-- start of Given data --

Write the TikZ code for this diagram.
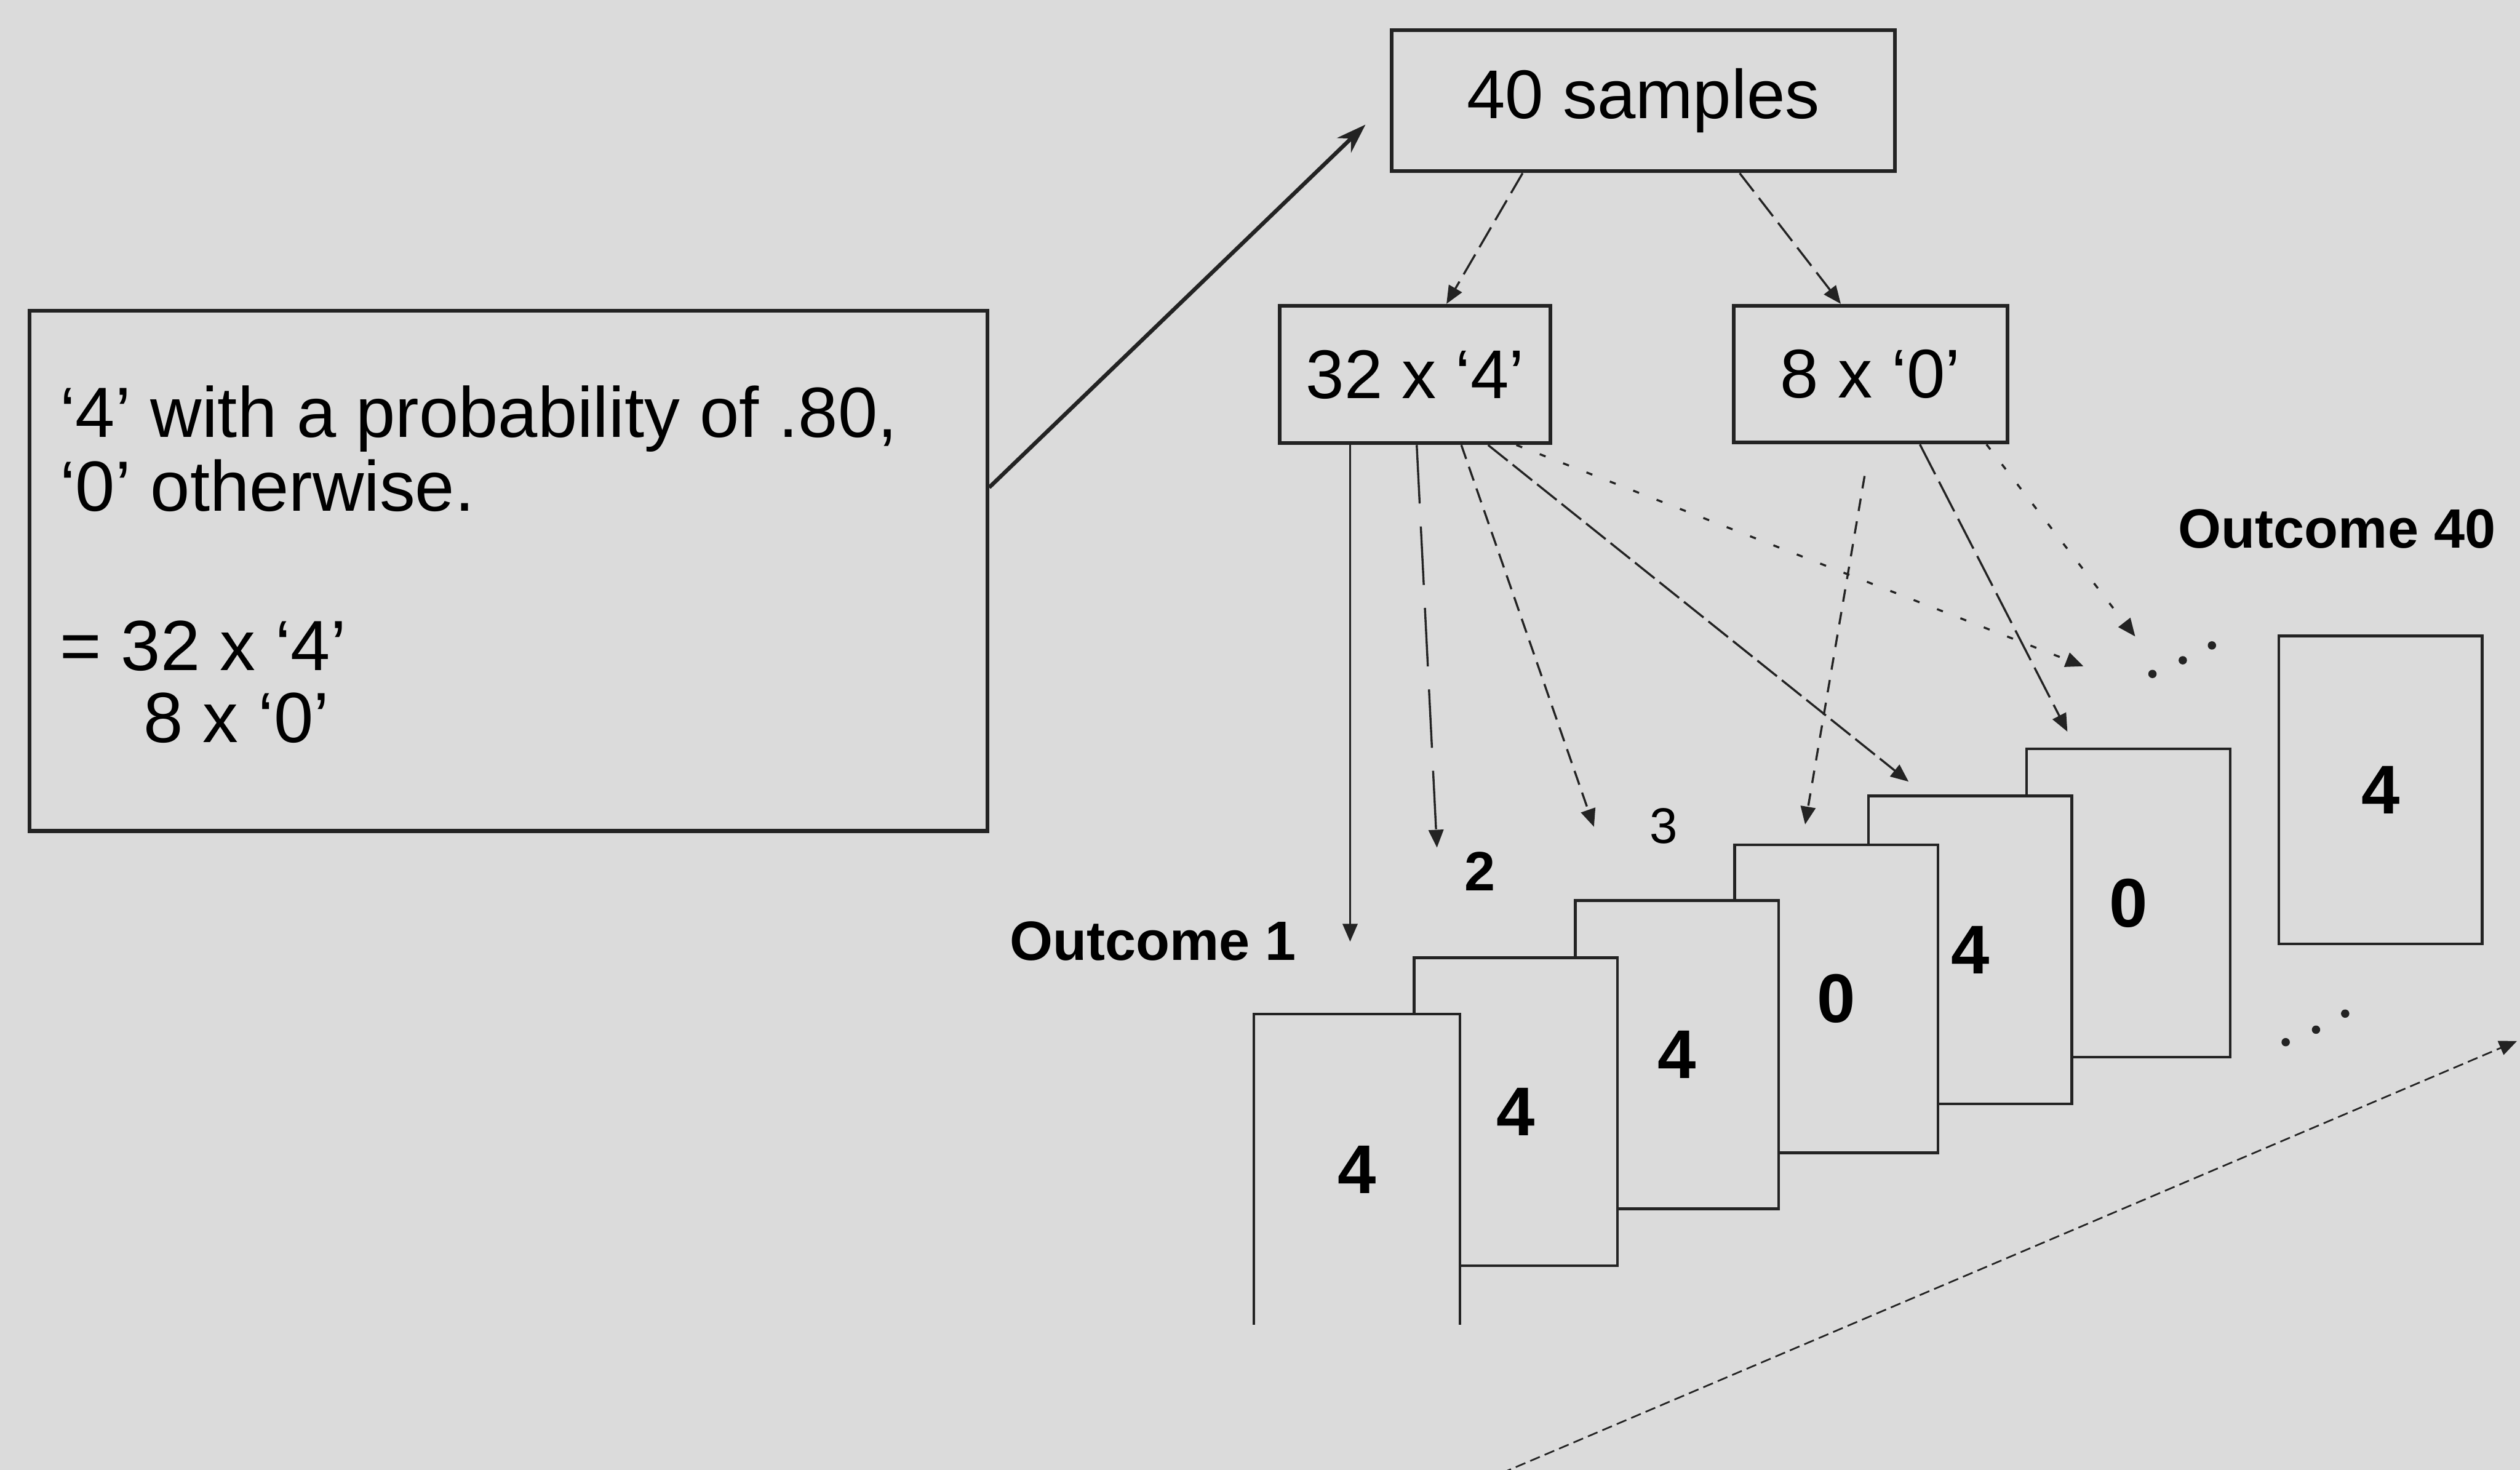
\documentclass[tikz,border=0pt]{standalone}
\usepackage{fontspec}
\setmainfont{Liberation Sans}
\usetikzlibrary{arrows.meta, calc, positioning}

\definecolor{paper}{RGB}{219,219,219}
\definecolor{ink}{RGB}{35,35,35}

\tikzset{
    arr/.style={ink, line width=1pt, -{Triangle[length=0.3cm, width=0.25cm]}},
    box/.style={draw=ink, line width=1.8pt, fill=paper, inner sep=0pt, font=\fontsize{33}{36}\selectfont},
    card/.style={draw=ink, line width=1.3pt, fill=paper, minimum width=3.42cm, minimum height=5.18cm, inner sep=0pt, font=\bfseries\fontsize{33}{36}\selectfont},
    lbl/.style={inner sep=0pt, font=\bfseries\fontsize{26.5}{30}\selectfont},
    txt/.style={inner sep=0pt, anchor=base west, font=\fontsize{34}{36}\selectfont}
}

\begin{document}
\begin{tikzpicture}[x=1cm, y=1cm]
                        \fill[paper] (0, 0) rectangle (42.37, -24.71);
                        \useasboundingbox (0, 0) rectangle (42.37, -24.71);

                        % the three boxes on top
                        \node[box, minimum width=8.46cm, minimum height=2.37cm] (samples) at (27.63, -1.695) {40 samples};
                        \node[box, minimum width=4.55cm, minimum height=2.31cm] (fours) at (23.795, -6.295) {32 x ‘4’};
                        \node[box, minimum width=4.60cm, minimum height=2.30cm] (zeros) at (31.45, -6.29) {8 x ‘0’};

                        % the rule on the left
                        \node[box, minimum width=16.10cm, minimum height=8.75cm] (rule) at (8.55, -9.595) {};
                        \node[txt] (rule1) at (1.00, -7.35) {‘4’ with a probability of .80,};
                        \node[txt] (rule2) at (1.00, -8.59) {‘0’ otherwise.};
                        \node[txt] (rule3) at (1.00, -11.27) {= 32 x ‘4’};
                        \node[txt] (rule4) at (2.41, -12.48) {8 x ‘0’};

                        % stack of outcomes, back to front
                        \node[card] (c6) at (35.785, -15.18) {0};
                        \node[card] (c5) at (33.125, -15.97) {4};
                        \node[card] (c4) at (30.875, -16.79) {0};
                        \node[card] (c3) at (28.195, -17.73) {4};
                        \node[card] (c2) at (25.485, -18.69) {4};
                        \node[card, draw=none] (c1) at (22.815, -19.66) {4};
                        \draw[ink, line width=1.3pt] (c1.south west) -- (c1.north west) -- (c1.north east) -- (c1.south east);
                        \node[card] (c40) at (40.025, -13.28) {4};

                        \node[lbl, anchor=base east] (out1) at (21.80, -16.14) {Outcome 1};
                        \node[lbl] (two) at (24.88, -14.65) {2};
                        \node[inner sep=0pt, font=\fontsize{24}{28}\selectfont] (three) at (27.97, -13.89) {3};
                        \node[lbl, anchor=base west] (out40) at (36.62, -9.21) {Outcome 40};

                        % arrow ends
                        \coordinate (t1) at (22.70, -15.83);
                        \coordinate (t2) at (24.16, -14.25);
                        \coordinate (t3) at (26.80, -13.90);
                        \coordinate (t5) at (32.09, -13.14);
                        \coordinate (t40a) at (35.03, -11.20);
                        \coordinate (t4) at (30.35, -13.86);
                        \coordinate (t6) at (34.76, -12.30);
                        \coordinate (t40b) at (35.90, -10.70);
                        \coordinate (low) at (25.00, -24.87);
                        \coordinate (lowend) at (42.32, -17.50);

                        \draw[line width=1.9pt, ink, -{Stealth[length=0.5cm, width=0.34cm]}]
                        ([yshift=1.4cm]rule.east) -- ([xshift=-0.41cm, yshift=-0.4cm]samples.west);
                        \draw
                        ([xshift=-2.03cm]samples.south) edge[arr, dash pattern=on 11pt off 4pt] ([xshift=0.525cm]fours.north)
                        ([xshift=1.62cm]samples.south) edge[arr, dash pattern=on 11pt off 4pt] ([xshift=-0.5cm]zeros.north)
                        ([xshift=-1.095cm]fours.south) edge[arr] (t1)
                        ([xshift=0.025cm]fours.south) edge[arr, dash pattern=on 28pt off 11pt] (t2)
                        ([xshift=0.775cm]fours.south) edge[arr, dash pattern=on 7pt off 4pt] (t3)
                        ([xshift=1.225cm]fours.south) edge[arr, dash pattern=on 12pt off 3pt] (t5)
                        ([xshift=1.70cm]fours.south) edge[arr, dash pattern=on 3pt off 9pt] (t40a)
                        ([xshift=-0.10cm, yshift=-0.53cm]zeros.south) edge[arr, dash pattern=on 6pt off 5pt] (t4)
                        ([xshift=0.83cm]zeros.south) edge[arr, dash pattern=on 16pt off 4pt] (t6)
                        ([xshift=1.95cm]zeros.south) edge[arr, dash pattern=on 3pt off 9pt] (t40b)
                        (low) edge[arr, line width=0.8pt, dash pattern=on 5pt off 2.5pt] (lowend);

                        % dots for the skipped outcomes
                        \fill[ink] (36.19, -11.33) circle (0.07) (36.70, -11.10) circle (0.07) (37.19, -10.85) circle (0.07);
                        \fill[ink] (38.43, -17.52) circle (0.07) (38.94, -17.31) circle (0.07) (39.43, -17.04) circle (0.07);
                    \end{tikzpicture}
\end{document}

-- end of Given data --

* Exercise directions
Leaving out the pictures, repeat the data above exactly.

* Task solution
Write the TikZ code for this diagram.
\documentclass[tikz,border=0pt]{standalone}
\usepackage{fontspec}
\setmainfont{Liberation Sans}
\usetikzlibrary{arrows.meta, calc, positioning}

\definecolor{paper}{RGB}{219,219,219}
\definecolor{ink}{RGB}{35,35,35}

\tikzset{
    arr/.style={ink, line width=1pt, -{Triangle[length=0.3cm, width=0.25cm]}},
    box/.style={draw=ink, line width=1.8pt, fill=paper, inner sep=0pt, font=\fontsize{33}{36}\selectfont},
    card/.style={draw=ink, line width=1.3pt, fill=paper, minimum width=3.42cm, minimum height=5.18cm, inner sep=0pt, font=\bfseries\fontsize{33}{36}\selectfont},
    lbl/.style={inner sep=0pt, font=\bfseries\fontsize{26.5}{30}\selectfont},
    txt/.style={inner sep=0pt, anchor=base west, font=\fontsize{34}{36}\selectfont}
}

\begin{document}
\begin{tikzpicture}[x=1cm, y=1cm]
                        \fill[paper] (0, 0) rectangle (42.37, -24.71);
                        \useasboundingbox (0, 0) rectangle (42.37, -24.71);

                        % the three boxes on top
                        \node[box, minimum width=8.46cm, minimum height=2.37cm] (samples) at (27.63, -1.695) {40 samples};
                        \node[box, minimum width=4.55cm, minimum height=2.31cm] (fours) at (23.795, -6.295) {32 x ‘4’};
                        \node[box, minimum width=4.60cm, minimum height=2.30cm] (zeros) at (31.45, -6.29) {8 x ‘0’};

                        % the rule on the left
                        \node[box, minimum width=16.10cm, minimum height=8.75cm] (rule) at (8.55, -9.595) {};
                        \node[txt] (rule1) at (1.00, -7.35) {‘4’ with a probability of .80,};
                        \node[txt] (rule2) at (1.00, -8.59) {‘0’ otherwise.};
                        \node[txt] (rule3) at (1.00, -11.27) {= 32 x ‘4’};
                        \node[txt] (rule4) at (2.41, -12.48) {8 x ‘0’};

                        % stack of outcomes, back to front
                        \node[card] (c6) at (35.785, -15.18) {0};
                        \node[card] (c5) at (33.125, -15.97) {4};
                        \node[card] (c4) at (30.875, -16.79) {0};
                        \node[card] (c3) at (28.195, -17.73) {4};
                        \node[card] (c2) at (25.485, -18.69) {4};
                        \node[card, draw=none] (c1) at (22.815, -19.66) {4};
                        \draw[ink, line width=1.3pt] (c1.south west) -- (c1.north west) -- (c1.north east) -- (c1.south east);
                        \node[card] (c40) at (40.025, -13.28) {4};

                        \node[lbl, anchor=base east] (out1) at (21.80, -16.14) {Outcome 1};
                        \node[lbl] (two) at (24.88, -14.65) {2};
                        \node[inner sep=0pt, font=\fontsize{24}{28}\selectfont] (three) at (27.97, -13.89) {3};
                        \node[lbl, anchor=base west] (out40) at (36.62, -9.21) {Outcome 40};

                        % arrow ends
                        \coordinate (t1) at (22.70, -15.83);
                        \coordinate (t2) at (24.16, -14.25);
                        \coordinate (t3) at (26.80, -13.90);
                        \coordinate (t5) at (32.09, -13.14);
                        \coordinate (t40a) at (35.03, -11.20);
                        \coordinate (t4) at (30.35, -13.86);
                        \coordinate (t6) at (34.76, -12.30);
                        \coordinate (t40b) at (35.90, -10.70);
                        \coordinate (low) at (25.00, -24.87);
                        \coordinate (lowend) at (42.32, -17.50);

                        \draw[line width=1.9pt, ink, -{Stealth[length=0.5cm, width=0.34cm]}]
                        ([yshift=1.4cm]rule.east) -- ([xshift=-0.41cm, yshift=-0.4cm]samples.west);
                        \draw
                        ([xshift=-2.03cm]samples.south) edge[arr, dash pattern=on 11pt off 4pt] ([xshift=0.525cm]fours.north)
                        ([xshift=1.62cm]samples.south) edge[arr, dash pattern=on 11pt off 4pt] ([xshift=-0.5cm]zeros.north)
                        ([xshift=-1.095cm]fours.south) edge[arr] (t1)
                        ([xshift=0.025cm]fours.south) edge[arr, dash pattern=on 28pt off 11pt] (t2)
                        ([xshift=0.775cm]fours.south) edge[arr, dash pattern=on 7pt off 4pt] (t3)
                        ([xshift=1.225cm]fours.south) edge[arr, dash pattern=on 12pt off 3pt] (t5)
                        ([xshift=1.70cm]fours.south) edge[arr, dash pattern=on 3pt off 9pt] (t40a)
                        ([xshift=-0.10cm, yshift=-0.53cm]zeros.south) edge[arr, dash pattern=on 6pt off 5pt] (t4)
                        ([xshift=0.83cm]zeros.south) edge[arr, dash pattern=on 16pt off 4pt] (t6)
                        ([xshift=1.95cm]zeros.south) edge[arr, dash pattern=on 3pt off 9pt] (t40b)
                        (low) edge[arr, line width=0.8pt, dash pattern=on 5pt off 2.5pt] (lowend);

                        % dots for the skipped outcomes
                        \fill[ink] (36.19, -11.33) circle (0.07) (36.70, -11.10) circle (0.07) (37.19, -10.85) circle (0.07);
                        \fill[ink] (38.43, -17.52) circle (0.07) (38.94, -17.31) circle (0.07) (39.43, -17.04) circle (0.07);
                    \end{tikzpicture}
\end{document}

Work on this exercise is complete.